Lo que me impresiona en estos escritos, en estos textos, en estas constataciones es la impresión de realidad que me dan; como si un velo fuera rasgado y me pusiera en presencia del dato inmediato de Bergson, o de la cosa misma de Husserl.
Yo iba a encontrar junto a Marta Robin aun más: el desvanecimiento de los problemas en su solución y, por decirlo en una palabra, la simplicidad. Marta era una mujer absolutamente simple.
Bergson iba más lejos que James para quien todos los místicos tenían parentesco. A sus ojos los grandes místicos cristianos eran profundamente diferentes de los místicos no cristianos, griegos o hindúes, paganos o budistas. Para éstos el éxtasis era la parada. Por el contrario, los místicos cristianos daban la vuelta al movimiento que les llevaba al éxtasis; reconvertían la conversión devolviéndola del cielo a la tierra. No se debe permanecer en el Tabor, sino descender hasta la ribera del lago y, caminar después hasta Jerusalén y el Calvario. Se trata de transformar el éxtasis en no-éxtasis. ¿Se puede proponer un nombre nuevo, énstasis? Tal será la vida de los mansos, de los pobres, de los de puro corazón, de los que sufren persecución. El místico así olvida al misticismo. "Ahora la unión es total y en consecuencia definitiva. Es una abundancia, una sobreabundancia de vida, un inmenso impulso, un empuje irresistible que lanza al alma a las más vastas empresas". En la vida del éxtasis el alma mística no ha dado aún a Dios su voluntad total; lo que explica su agitación, sus inquietudes, sus esfuerzos y sus temores. "Sobre todo el alma mística ve con simplicidad, y esta simplicidad que extraña tanto en sus palabras como en su conducta la guía a través de complicaciones que sólo ella precisamente no percibe".
¡Cuántas veces visitando a Marta he pensado en estas líneas en la que parecía describirla! Bergson advierte que hay en el gran místico "una ciencia innata, una inocencia adquirida que le sugiere de golpe los pasos útiles, el acto decisivo, la palabra sin réplica", Bergson se preguntaba de dónde viene esta energía lúcida.

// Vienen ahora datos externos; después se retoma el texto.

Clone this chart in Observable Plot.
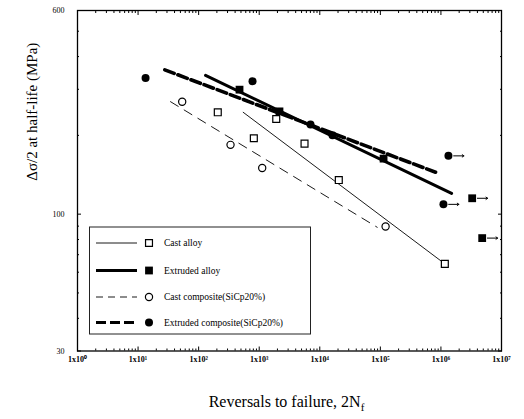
<!DOCTYPE html>
<html><head><meta charset="utf-8">
<script src="https://cdn.jsdelivr.net/npm/d3@7"></script>
<script src="https://cdn.jsdelivr.net/npm/@observablehq/plot@0.6"></script>
<style>body{margin:0;background:#fff}#chart{position:relative;width:524px;height:419px}</style>
</head><body><div id="chart"></div>
<script>
// ---- data ----
const castAlloyX = [207, 815, 1910, 5600, 20600, 1.16e6];
const castAlloyY = [245, 195, 231, 186, 135, 64.6];
const extAlloyX = [473, 2160, 1.13e5, 3.28e6, 4.8e6];
const extAlloyY = [299, 247, 163, 115, 81];
const extAlloyRunout = [false, false, false, true, true];
const castCompX = [53.5, 336, 1120, 1.22e5];
const castCompY = [269, 184, 150, 89.7];
const extCompX = [13.3, 775, 7030, 16200, 1.33e6, 1.10e6];
const extCompY = [331, 322, 220, 200, 167, 109];
const extCompRunout = [false, false, false, false, true, true];
// fitted lines (end points)
const castAlloyFitX = [544, 1.16e6], castAlloyFitY = [245, 64.6];
const extAlloyFitX = [130, 1.5e6], extAlloyFitY = [339, 120];
const castCompFitX = [34.3, 88700], castCompFitY = [269, 89.1];
const extCompFitX = [27.6, 8.15e5], extCompFitY = [356, 144.6];
// ticks
const xTicks = [1, 10, 100, 1e3, 1e4, 1e5, 1e6, 1e7];
const xTickLabels = ["1x10⁰", "1x10¹", "1x10²", "1x10³", "1x10⁴", "1x10⁵", "1x10⁶", "1x10⁷"];
const yTicks = [30, 100, 600];
const yTickLabels = ["30", "100", "600"];
const seriesNames = ["Cast alloy", "Extruded alloy", "Cast composite(SiCp20%)", "Extruded composite(SiCp20%)"];

const zip = (xs, ys, extra) => xs.map((x, i) => ({x, y: ys[i], runout: extra ? extra[i] : false}));
const castAlloy = zip(castAlloyX, castAlloyY);
const extAlloy = zip(extAlloyX, extAlloyY, extAlloyRunout);
const castComp = zip(castCompX, castCompY);
const extComp = zip(extCompX, extCompY, extCompRunout);
const runouts = [...extAlloy, ...extComp].filter(d => d.runout);

const minorX = [];
for (let d = 1; d < 1e7; d *= 10) for (let k = 2; k <= 9; k++) minorX.push(d * k);
const minorY = [40, 50, 60, 70, 80, 90, 200, 300, 400, 500];

const xfmt = d => xTickLabels[xTicks.indexOf(d)] ?? "";
const yfmt = d => yTickLabels[yTicks.indexOf(d)] ?? "";

const line = (xs, ys, opts) => Plot.line(zip(xs, ys), {x: "x", y: "y", stroke: "black", ...opts});

const plot = Plot.plot({
  width: 524, height: 419,
  marginLeft: 77, marginRight: 23, marginTop: 10, marginBottom: 68.5,
  style: {fontFamily: "'Liberation Serif', serif", background: "#fff", color: "#000"},
  x: {type: "log", domain: [1, 1e7], label: null},
  y: {type: "log", domain: [30, 600], label: null},
  marks: [
    Plot.axisX({ticks: xTicks, tickSize: -4, tickPadding: 9, tickFormat: xfmt, fontSize: 8, fontWeight: "bold", label: null}),
    Plot.axisX({ticks: minorX, tickSize: -2, fill: "none", label: null}),
    Plot.axisX({anchor: "top", ticks: xTicks, tickSize: -4, fill: "none", label: null}),
    Plot.axisX({anchor: "top", ticks: minorX, tickSize: -2, fill: "none", label: null}),
    Plot.axisY({ticks: yTicks, tickSize: -4, tickPadding: 17, tickFormat: yfmt, fontSize: 8, label: null}),
    Plot.axisY({ticks: minorY, tickSize: -2, fill: "none", label: null}),
    Plot.axisY({anchor: "right", ticks: yTicks, tickSize: -4, fill: "none", label: null}),
    Plot.axisY({anchor: "right", ticks: minorY, tickSize: -2, fill: "none", label: null}),
    Plot.frame({strokeWidth: 1.3}),
    line(castAlloyFitX, castAlloyFitY, {strokeWidth: 0.9}),
    line(extAlloyFitX, extAlloyFitY, {strokeWidth: 3}),
    line(castCompFitX, castCompFitY, {strokeWidth: 0.9, strokeDasharray: "9,7"}),
    line(extCompFitX, extCompFitY, {strokeWidth: 3.6, strokeDasharray: "10,4"}),
    Plot.arrow(runouts, {x1: d => d.x * 1.22, x2: d => d.x * 1.8, y1: "y", y2: "y", stroke: "black", strokeWidth: 1, headLength: 3, headAngle: 70}),
    Plot.dot(castAlloy, {x: "x", y: "y", symbol: "square", r: 3.9, fill: "white", stroke: "black", strokeWidth: 1.2}),
    Plot.dot(castComp, {x: "x", y: "y", symbol: "circle", r: 3.6, fill: "white", stroke: "black", strokeWidth: 1.2}),
    Plot.dot(extAlloy, {x: "x", y: "y", symbol: "square", r: 4.4, fill: "black"}),
    Plot.dot(extComp, {x: "x", y: "y", symbol: "circle", r: 4, fill: "black"}),
    Plot.text(["Δσ/2 at half-life (MPa)"], {frameAnchor: "left", dx: -45, rotate: -90, fontSize: 15}),
    Plot.text(["Reversals to failure, 2N"], {frameAnchor: "bottom", dy: 56, dx: -3, fontSize: 16})
  ]
});

const svg = d3.select(plot);
svg.selectAll("text").filter(function() { return this.textContent === "Reversals to failure, 2N"; })
  .append("tspan").attr("dy", 4).attr("font-size", 11).text("f");

// legend
const lg = svg.append("g").attr("font-family", "'Liberation Serif', serif").attr("text-anchor", "start");
lg.append("rect").attr("x", 89.5).attr("y", 227).attr("width", 221).attr("height", 107)
  .attr("fill", "white").attr("stroke", "#222").attr("stroke-width", 1);
const legendStyles = [
  {w: 0.9, dash: null, sym: d3.symbolSquare, r: 3.9, filled: false},
  {w: 3, dash: null, sym: d3.symbolSquare, r: 4.4, filled: true},
  {w: 0.9, dash: "7,5", sym: d3.symbolCircle, r: 3.6, filled: false},
  {w: 3, dash: "10,4", sym: d3.symbolCircle, r: 4, filled: true}
];
const rowY = [243, 270.5, 297, 322.5];
seriesNames.forEach((name, i) => {
  const s = legendStyles[i], y = rowY[i];
  lg.append("line").attr("x1", 96).attr("x2", 137).attr("y1", y).attr("y2", y)
    .attr("stroke", "black").attr("stroke-width", s.w).attr("stroke-dasharray", s.dash);
  lg.append("path").attr("transform", `translate(149,${y})`)
    .attr("d", d3.symbol(s.sym, Math.PI * s.r * s.r)())
    .attr("fill", s.filled ? "black" : "white").attr("stroke", "black").attr("stroke-width", s.filled ? 0 : 1.2);
  lg.append("text").attr("x", 164).attr("y", y).attr("dy", "0.35em").attr("font-size", 9.5).attr("text-anchor", "start").text(name);
});

document.getElementById("chart").appendChild(plot);
</script>
</body></html>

Decía que esta sobreabundancia de vitalidad brota de una fuente que es la misma de la vida. Pero este término de vida es equívoco: ¿se habla de la vida material, la vida biológica? ¿No hay otra vida de distinto orden?
"Ahora, continúa Bergson, las visiones quedan lejos; la divinidad no podría manifestarse desde fuera de un alma que ya está llena de ella". Esto es precisamente lo que Marta me decía, recalcando que ahora ya tenía un modo de percepción de la Pasión que era diferente al que había conocido hasta entonces. Ella no oía ya "injuriar", no veía ya sangre. La existencia era anulada en la Esencia.

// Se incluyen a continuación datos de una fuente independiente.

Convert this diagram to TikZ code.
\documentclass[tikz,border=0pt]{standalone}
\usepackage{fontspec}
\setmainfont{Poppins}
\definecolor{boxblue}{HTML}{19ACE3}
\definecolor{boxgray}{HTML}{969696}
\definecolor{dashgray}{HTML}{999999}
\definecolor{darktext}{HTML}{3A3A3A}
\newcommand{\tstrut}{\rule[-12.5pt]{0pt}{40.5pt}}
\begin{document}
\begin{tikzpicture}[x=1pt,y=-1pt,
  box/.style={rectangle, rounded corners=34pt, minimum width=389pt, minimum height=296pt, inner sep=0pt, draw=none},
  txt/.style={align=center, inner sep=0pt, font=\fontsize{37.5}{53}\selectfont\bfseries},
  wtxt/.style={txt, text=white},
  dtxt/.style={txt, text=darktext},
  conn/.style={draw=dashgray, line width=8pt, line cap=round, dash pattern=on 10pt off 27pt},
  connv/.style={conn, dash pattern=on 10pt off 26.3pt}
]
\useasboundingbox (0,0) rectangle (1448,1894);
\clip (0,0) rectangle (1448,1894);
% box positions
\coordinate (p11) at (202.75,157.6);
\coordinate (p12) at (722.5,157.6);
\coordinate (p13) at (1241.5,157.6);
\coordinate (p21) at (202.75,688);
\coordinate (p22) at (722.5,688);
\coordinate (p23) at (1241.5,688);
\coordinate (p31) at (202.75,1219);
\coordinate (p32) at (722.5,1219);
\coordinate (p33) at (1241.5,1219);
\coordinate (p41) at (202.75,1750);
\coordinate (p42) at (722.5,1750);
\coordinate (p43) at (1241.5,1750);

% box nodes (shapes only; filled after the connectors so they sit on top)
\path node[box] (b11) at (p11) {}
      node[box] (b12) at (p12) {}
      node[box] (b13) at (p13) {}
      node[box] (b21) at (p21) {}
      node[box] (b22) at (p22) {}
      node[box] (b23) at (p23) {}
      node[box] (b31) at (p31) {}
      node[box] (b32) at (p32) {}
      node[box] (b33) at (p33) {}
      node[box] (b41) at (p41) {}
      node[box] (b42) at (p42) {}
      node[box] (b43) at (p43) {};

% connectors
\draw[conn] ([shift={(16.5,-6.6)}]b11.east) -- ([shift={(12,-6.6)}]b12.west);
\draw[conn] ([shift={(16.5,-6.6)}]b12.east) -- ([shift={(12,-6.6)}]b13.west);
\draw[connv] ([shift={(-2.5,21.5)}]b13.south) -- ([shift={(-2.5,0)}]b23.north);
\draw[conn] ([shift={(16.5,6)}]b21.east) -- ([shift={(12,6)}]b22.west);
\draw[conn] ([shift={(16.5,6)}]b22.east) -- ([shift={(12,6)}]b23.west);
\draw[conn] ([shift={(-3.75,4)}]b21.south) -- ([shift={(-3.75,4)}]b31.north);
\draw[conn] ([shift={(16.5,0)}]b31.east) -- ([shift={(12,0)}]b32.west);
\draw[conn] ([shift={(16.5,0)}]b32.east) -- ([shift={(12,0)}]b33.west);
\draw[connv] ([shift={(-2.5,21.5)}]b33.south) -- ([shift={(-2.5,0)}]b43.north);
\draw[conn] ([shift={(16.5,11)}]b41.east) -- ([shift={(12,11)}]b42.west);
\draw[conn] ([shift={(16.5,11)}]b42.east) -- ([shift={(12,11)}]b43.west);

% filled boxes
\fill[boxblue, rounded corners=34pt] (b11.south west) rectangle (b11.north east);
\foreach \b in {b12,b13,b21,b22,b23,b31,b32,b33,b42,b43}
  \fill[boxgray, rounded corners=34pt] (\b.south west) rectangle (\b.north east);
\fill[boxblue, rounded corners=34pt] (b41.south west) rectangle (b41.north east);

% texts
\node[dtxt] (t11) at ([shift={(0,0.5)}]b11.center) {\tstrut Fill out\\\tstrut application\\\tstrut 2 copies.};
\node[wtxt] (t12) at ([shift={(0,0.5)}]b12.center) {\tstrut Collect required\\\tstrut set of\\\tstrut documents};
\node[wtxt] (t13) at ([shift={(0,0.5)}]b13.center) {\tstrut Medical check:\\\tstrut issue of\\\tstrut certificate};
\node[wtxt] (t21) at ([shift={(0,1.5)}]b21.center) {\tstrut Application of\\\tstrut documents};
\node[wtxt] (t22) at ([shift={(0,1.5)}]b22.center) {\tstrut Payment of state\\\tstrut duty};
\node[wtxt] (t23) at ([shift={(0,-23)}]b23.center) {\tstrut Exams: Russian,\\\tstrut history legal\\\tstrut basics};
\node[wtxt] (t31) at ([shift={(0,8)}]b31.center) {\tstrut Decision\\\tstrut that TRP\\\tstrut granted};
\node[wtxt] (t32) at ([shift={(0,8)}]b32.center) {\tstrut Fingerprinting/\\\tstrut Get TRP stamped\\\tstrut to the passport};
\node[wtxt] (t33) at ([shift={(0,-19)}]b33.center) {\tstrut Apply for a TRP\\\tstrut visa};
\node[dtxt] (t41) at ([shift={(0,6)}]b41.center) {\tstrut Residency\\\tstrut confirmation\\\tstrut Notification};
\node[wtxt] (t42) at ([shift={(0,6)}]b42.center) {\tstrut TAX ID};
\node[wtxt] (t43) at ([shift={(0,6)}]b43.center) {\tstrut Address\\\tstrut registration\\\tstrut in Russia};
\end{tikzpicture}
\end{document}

"Nada absolutamente —dice también Bergson— diferencia al místico de los demás hombres entre los que marcha". Esta palabra "marcha" parece ironía aplicada a Marta pues ella estaba inmóvil en un centro. "El místico —prosigue Bergson— se siente pasivo en relación a Dios (¡oh, cómo se llena de sentido la palabra "pasivo" referida a Marta!) y es activo en relación a los hombres". Y, como si hubiera entrado a hurtadillas en el cuarto oscuro, como si hubiera estado allá de incógnito, Bergson escribe también: "De esta elevación el místico no saca desde luego orgullo alguno; por el contrario, crece su humildad. Pues, ¿cómo no será humilde, cuando puede comprobar en sus encuentros silenciosos, a solas, con una emoción que parece derretir al alma entera, lo que se puede llamar la humildad divina?"

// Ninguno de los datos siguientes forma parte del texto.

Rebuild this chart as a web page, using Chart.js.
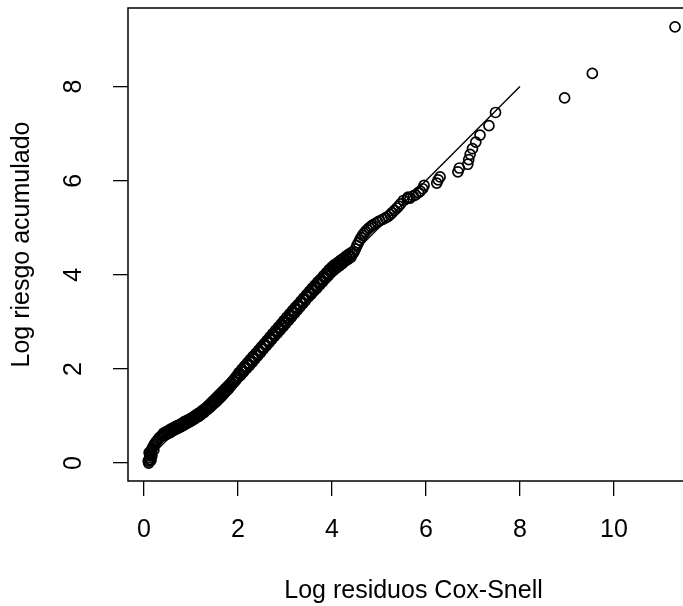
<!DOCTYPE html>
<html>
<head>
<meta charset="utf-8">
<script src="https://cdn.jsdelivr.net/npm/chart.js@4.4.0/dist/chart.umd.min.js"></script>
<style>
  html, body { margin: 0; padding: 0; background: #fff; overflow: hidden; }
  #plot { display: block; }
</style>
</head>
<body>
<canvas id="plot" width="720" height="606"></canvas>
<script>
// Log residuos Cox-Snell (x) vs log riesgo acumulado (y)
const logResid = [
  0.10,0.11,0.12,0.12,0.13,0.14,0.15,0.16,0.18,0.20,0.22,0.25,0.28,0.31,0.34,0.37,0.40,
  0.09,0.15,0.17,0.11,0.21,
  0.42,0.44,0.46,0.48,0.50,0.52,0.54,0.56,0.58,0.60,0.62,0.64,0.66,0.68,0.70,0.72,0.74,0.76,0.78,0.80,0.82,0.84,0.86,0.88,0.90,0.92,0.94,0.96,0.98,1.00,
  1.02,1.04,1.06,1.08,1.10,1.12,1.14,1.16,1.18,1.20,
  1.22,1.24,1.26,1.28,1.30,1.32,1.34,1.36,1.38,1.40,
  1.42,1.44,1.46,1.48,1.50,1.52,1.54,1.56,1.58,1.60,
  1.62,1.64,1.66,1.68,1.70,1.72,1.74,1.76,1.78,1.80,
  1.82,1.84,1.86,1.88,1.90,1.92,1.94,1.96,1.98,2.00,
  2.02,2.04,2.06,2.08,2.10,2.12,2.14,2.16,2.18,2.20,
  2.22,2.24,2.26,2.28,2.30,2.32,2.34,2.36,2.38,2.40,
  2.42,2.44,2.46,2.48,2.50,2.52,2.54,2.56,2.58,2.60,
  2.62,2.64,2.66,2.68,2.70,2.72,2.74,2.76,2.78,2.80,
  2.82,2.84,2.86,2.88,2.90,2.92,2.94,2.96,2.98,3.00,
  3.02,3.04,3.06,3.08,3.10,3.12,3.14,3.16,3.18,3.20,
  3.22,3.24,3.26,3.28,3.30,3.32,3.34,3.36,3.38,3.40,
  3.42,3.44,3.46,3.48,3.50,3.52,3.54,3.56,3.58,3.60,
  3.62,3.64,3.66,3.68,3.70,3.72,3.74,3.76,3.78,3.80,
  3.82,3.84,3.86,3.88,3.90,3.92,3.94,3.96,3.98,4.00,
  4.02,4.04,4.06,4.08,4.10,4.12,4.14,4.16,4.18,4.20,
  4.22,4.24,4.26,4.28,4.30,4.32,4.34,4.36,4.38,4.40,
  4.42,4.44,
  4.47,4.50,4.53,4.56,4.59,4.62,4.65,4.68,4.71,4.75,4.79,4.83,4.87,4.92,4.97,5.02,5.08,5.14,5.19,5.24,5.28,5.33,5.38,5.42,5.46,
  5.52,5.60,5.62,5.66,5.73,5.78,5.84,5.88,5.93,5.96,
  6.23,6.26,6.30,6.68,6.71,6.89,6.91,6.94,6.99,7.06,
  7.15,7.34,7.48,8.95,9.54,11.30
];
const logCumHaz = [
  0.00,0.04,0.08,0.12,0.16,0.20,0.24,0.28,0.32,0.36,0.40,0.44,0.48,0.52,0.55,0.58,0.60,
  0.05,0.06,0.16,0.22,0.28,
  0.64,0.59,0.66,0.61,0.68,0.63,0.70,0.65,0.73,0.68,0.75,0.70,0.77,0.72,0.79,0.74,0.81,0.76,0.83,0.78,0.85,0.80,0.88,0.83,0.90,0.85,0.92,0.87,0.94,0.89,
  0.96,0.92,0.99,0.94,1.02,0.97,1.04,0.99,1.07,1.02,
  1.10,1.05,1.13,1.08,1.16,1.12,1.19,1.15,1.22,1.18,
  1.26,1.22,1.30,1.26,1.33,1.29,1.37,1.33,1.41,1.37,
  1.45,1.41,1.49,1.45,1.53,1.50,1.58,1.54,1.62,1.58,
  1.66,1.63,1.71,1.68,1.76,1.72,1.81,1.77,1.86,1.82,
  1.92,1.90,1.87,1.99,1.96,1.94,2.06,2.03,2.01,2.13,
  2.10,2.07,2.20,2.17,2.14,2.27,2.24,2.21,2.33,2.31,
  2.28,2.40,2.38,2.35,2.47,2.44,2.42,2.54,2.51,2.49,
  2.61,2.58,2.56,2.68,2.65,2.63,2.75,2.72,2.70,2.82,
  2.79,2.76,2.89,2.86,2.83,2.96,2.93,2.90,3.03,3.00,
  2.97,3.10,3.07,3.04,3.17,3.14,3.11,3.24,3.21,3.18,
  3.31,3.28,3.25,3.37,3.35,3.32,3.44,3.42,3.39,3.51,
  3.49,3.46,3.58,3.56,3.53,3.65,3.62,3.59,3.72,3.69,
  3.66,3.78,3.75,3.72,3.85,3.82,3.79,3.91,3.88,3.85,
  3.98,3.95,3.92,4.04,4.01,3.98,4.11,4.08,4.05,4.17,
  4.14,4.10,4.22,4.18,4.15,4.26,4.23,4.19,4.31,4.27,
  4.24,4.35,4.32,4.29,4.40,4.36,4.33,4.44,4.40,4.37,
  4.48,4.44,
  4.49,4.55,4.62,4.68,4.74,4.79,4.84,4.88,4.92,4.96,5.00,5.03,5.06,5.09,5.12,5.15,5.18,5.21,5.24,5.28,5.32,5.37,5.42,5.46,5.51,
  5.58,5.62,5.65,5.63,5.68,5.70,5.75,5.78,5.83,5.90,
  5.95,6.02,6.08,6.19,6.27,6.35,6.45,6.56,6.68,6.82,
  6.97,7.17,7.45,7.76,8.28,9.27
];

// reference line y = x
const refX = [0, 8];
const refY = [0, 8];

const xTicks = [0, 2, 4, 6, 8, 10];
const yTicks = [0, 2, 4, 6, 8];

const xTitle = 'Log residuos Cox-Snell';
const yTitle = 'Log riesgo acumulado';

const FONT = '"Liberation Sans", Arial, Helvetica, sans-serif';

const points = logResid.map((x, i) => ({ x: x, y: logCumHaz[i] }));
const refLine = refX.map((x, i) => ({ x: x, y: refY[i] }));

// box round the plot region and the rotated y tick labels (R style)
const frame = {
  id: 'frame',
  afterDraw(chart) {
    const ctx = chart.ctx;
    const a = chart.chartArea;
    ctx.save();
    ctx.strokeStyle = '#000';
    ctx.lineWidth = 1.5;
    ctx.strokeRect(a.left, a.top, a.right - a.left, a.bottom - a.top);
    ctx.fillStyle = '#000';
    ctx.font = '25px ' + FONT;
    ctx.textAlign = 'center';
    ctx.textBaseline = 'middle';
    for (const v of yTicks) {
      const py = chart.scales.y.getPixelForValue(v);
      ctx.save();
      ctx.translate(74, py);
      ctx.rotate(-Math.PI / 2);
      ctx.fillText(String(v), 0, 0);
      ctx.restore();
    }
    ctx.restore();
  }
};

new Chart(document.getElementById('plot'), {
  type: 'scatter',
  data: {
    datasets: [
      {
        data: points,
        pointStyle: 'circle',
        pointRadius: 5,
        pointHoverRadius: 5,
        pointBorderWidth: 1.7,
        borderColor: '#000',
        backgroundColor: 'rgba(0,0,0,0)',
        showLine: false
      },
      {
        data: refLine,
        showLine: true,
        borderColor: '#000',
        borderWidth: 1.4,
        pointRadius: 0,
        fill: false
      }
    ]
  },
  options: {
    responsive: false,
    animation: false,
    events: [],
    layout: { padding: { left: 0, top: 8, right: 21, bottom: 0 } },
    plugins: { legend: { display: false }, tooltip: { enabled: false } },
    scales: {
      x: {
        type: 'linear',
        min: -0.34,
        max: 11.81,
        afterBuildTicks: (s) => { s.ticks = xTicks.map(v => ({ value: v })); },
        afterFit: (s) => { s.height = 125; },
        border: { display: false },
        grid: { drawOnChartArea: false, drawTicks: true, tickLength: 15, color: '#000', lineWidth: 1.3 },
        ticks: { color: '#000', font: { family: FONT, size: 25 }, padding: 19, maxRotation: 0 },
        title: { display: true, text: xTitle, color: '#000', font: { family: FONT, size: 25 }, padding: { top: 0, bottom: 0 } }
      },
      y: {
        type: 'linear',
        min: -0.38,
        max: 9.67,
        afterBuildTicks: (s) => { s.ticks = yTicks.map(v => ({ value: v })); },
        afterFit: (s) => { s.width = 128; },
        border: { display: false },
        grid: { drawOnChartArea: false, drawTicks: true, tickLength: 15, color: '#000', lineWidth: 1.3 },
        ticks: { display: false },
        title: { display: true, text: yTitle, color: '#000', font: { family: FONT, size: 25 }, padding: { top: 7, bottom: 0 } }
      }
    }
  },
  plugins: [frame]
});
</script>
</body>
</html>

La humildad, entendida en pleno sentido, como la sintió san Pablo, es quizás el rasgo más profundo, más íntimo, de la Pasión. Pablo nos dice que Jesús, si bien es igual al Padre, no hizo alarde de su condición divina, sino que tomó la condición de esclavo, destinado a la muerte, y muerte del esclavo fugitivo y crucificado. Más tarde, en una de sus últimas intervenciones, en 1939, un año antes de su muerte, Bergson, hablando de Péguy, decía que "pronto o tarde él llegaría a Aquel que cargó a su cuenta los pecados y los sufrimientos de todo el género humano". Como diré enseguida, ésta era la vocación de Marta.
Habiendo hablado con ella de los estados por los que había pasado, caí en la cuenta de que, sin menospreciarlos los ponía en su sitio, es decir, los consideraba como símbolos que no añadían ningún mérito al que gozaba de ellos. Me decía: "Tener la alianza nupcial es bueno, pero mejor no tenerla". Así recuperaba la idea del Evangelio de san Juan de que el que cree es más que el que ve, ya que la evidencia le arrebataría ese acto de libertad en la oscuridad, que se llama AMOR.